Sunset Beach is one of those neighborhoods that residents are willing to fight for. It’s a narrow peninsula where ancient, cedar-walled tenements mingle with granite snowbird nests. Hibiscus and plumeria line the streets. Music is always in the air — coming either from the divey, thatched-roof blues joint Ka Tiki or the apartment where the band Sunza Beaches rehearses. Watching the sunset is a daily ritual most will miss only because of inclement weather.
But there’s one thing about Sunset Beach that makes it particularly magnetic: the neighbors. Some are lawyers, some are musicians, and some, well, you’re not really sure what they do. It doesn’t matter. Everyone stops in the street to chat. Everyone comes out for the Holiday Stroll, which gets pretty raucous. Everyone — everyone — loves Sunset Beach so much that they tend to watch closely for any decision that could impact their way of life.
This is why they care so much about how a portion of their beach is defined.
A few years ago, Sunset Beach was defined by something embarrassing and inconvenient — a weekly influx of thousands of hard-core partiers who came to do body shots and presumably compare tramp stamps. Debauchery and parking issues abounded. At the time, drinking was legal on the beach, and Caddy’s was in the middle of the madness. It got so bad, Amico says, that he had to spend $70,000-$100,000 per year on law enforcement, porta-potties, and other things aimed at offsetting the crowds.
Long story short, the problems led the Treasure Island City Commission to propose a controversial beach-wide alcohol ban. After a widely publicized debate, commissioners agreed on a compromised ban that applied to stretches of beach north and south of Caddy’s. Since Caddy’s was considered a private beach, the rule did not apply to the beach there.
The inebriates migrated to some other Jäger-and-fist-pumping hub, but the locals were still not happy. They were left with stretches of beach on which they could not legally crack open a cold one on a Saturday afternoon — even though Caddy’s customers could still legally walk out to the water, mai-tais in hand.

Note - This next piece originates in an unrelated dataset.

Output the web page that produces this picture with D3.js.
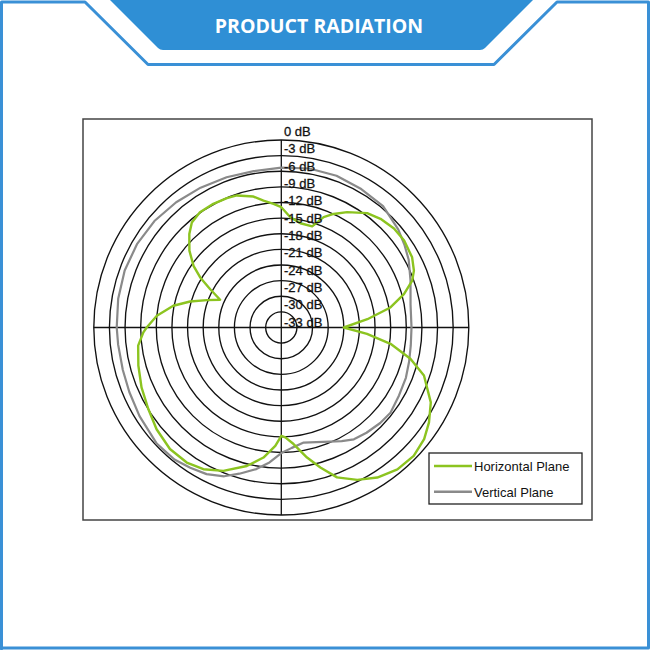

Some are objecting to the idea that part of Sunset Beach, unlike pretty much every other beach in the state, does not belong to all Floridians.
“You need to have public ownership of the beach,” says Kristy Andersen, president of the Sunset Beach Civic Association. “This is a very basic thing… it is a big deal.”
The civic association wrote a letter to the state that spurred the Dougherty letter. Andersen said the group didn’t think city officials were doing enough to enforce what the association sees as state law that’s outlined in Florida’s constitution.
In Andersen’s view, the City of Treasure Island hasn’t lifted a finger to enforce the state’s command. But the city did do one thing. It hired a land use attorney to conduct an exhaustive legal analysis of the case — both the history of coastal land ownership and that of the property in question — in order to determine the legal owner of the beach.
Presented to the city commission by attorney David Levin on November 1 of last year, the study concluded that the beach belongs “to the state of Florida to be held in the trust of all the people.”
Levin reasoned that since, at the time the state issued the deeds the property’s western boundary was not actually touching water, it didn’t grant Amico ownership of the beach.